A manufacturer is eligible to avail composition scheme except manufacturers:
(a) whose aggregate turnover in the preceding financial year crossed Rs. 75 lakhs;
(b) who have purchased goods or services from unregistered suppliers unless they have paid GST on such goods or services on reverse charge basis;
(c) who make any inter-State outward supplies of goods;
(d) who make supply of goods through an electronic commerce operator;
(e) who manufacture the following goods.
1.  Ice cream and other edible ice, whether or not containing cocoa

2. Pan masala

3. Tobacco and manufactured tobacco substitutes.

(FAQ 34: MSME)

What is the eligibility criteria for opting for composition levy? Which are the Special Category States in which the turnover limit for Composition Levy for CGST and SGST purpose shall be Rs. 50 lakhs

Composition scheme is a scheme for payment of GST available to small taxpayers whose aggregate turnover in the preceding financial year did not cross Rs.75 Lakhs. In the case of 9 special category States, the limit of turnover is Rs.50 Lakhs in the preceding financial year, namely – Arunachal
Pradesh, Assam, Manipur, Meghalaya, Mizoram, Nagaland, Sikkim, Tripura and Himachal Pradesh. However, if you are a manufacturer of ice-cream, pan masala or tobacco or tobacco products or if you are a service provider other than a restaurant, you are not eligible for composition scheme.

(FAQ 31: MSME)

Is there any scheme for payment of taxes under GST for small traders and manufacturers

Yes.
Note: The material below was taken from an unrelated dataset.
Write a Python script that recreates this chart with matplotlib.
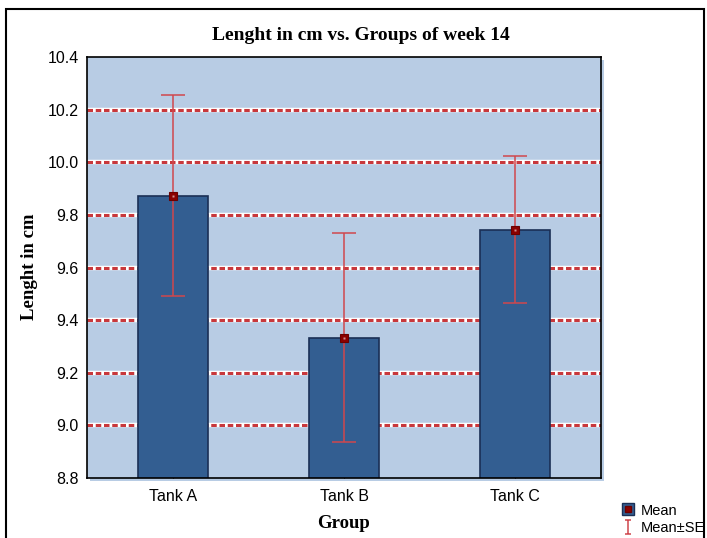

Composition levy is an alternative method of levy of tax designed for small taxpayers whose turnover is up to Rs. 75 lakhs (Rs.50 lakhs for special category States, excluding J&K and Uttrakhand). It is a kind of turnover tax. The objective of the scheme is to provide a simplified tax payment regime for the small tax payers. The scheme is optional and is mainly for small traders, manufacturers and restaurants.

(FAQ 30: MSME)

In case of supply of exempt goods or when tax is paid under Composition Scheme, is the registered person required to issue a tax invoice? How a bill of supply is different from a tax invoice

No. In such cases, the registered person shall issue a Bill of Supply and not a tax invoice. The bill of supply is different from a tax invoice both in name and details contained. While most of the details to be provided in a bill of supply are similar to tax invoice, the bill of supply does not contain the rate of tax and the amount of tax charged as the same cannot be collected.

(FAQ 28: MSME)

Is it necessary to issue invoices even if the value of transaction is very low

A registered person may not issue a tax invoice if the value of the goods/services supplied is less than Rs.200/-, subject to the condition that the recipient is not a registered person and the recipient does not ask for such
invoice (if the recipient asks for the invoice then the same must be issued, irrespective of the value). In such cases, the registered person shall issue a consolidated invoice at the end of the day in respect of all such supplies.

(FAQ 26: MSME)

What details are to be contained in a ‘tax invoice’

The tax invoice shall contain details as specified in the rule in this regard. The key details specified in the rules are – name, address and GSTIN of the supplier and the recipient (if registered), a unique number of the invoice and the date of issue, description of goods, value of goods, rate of tax, amount of tax and signature.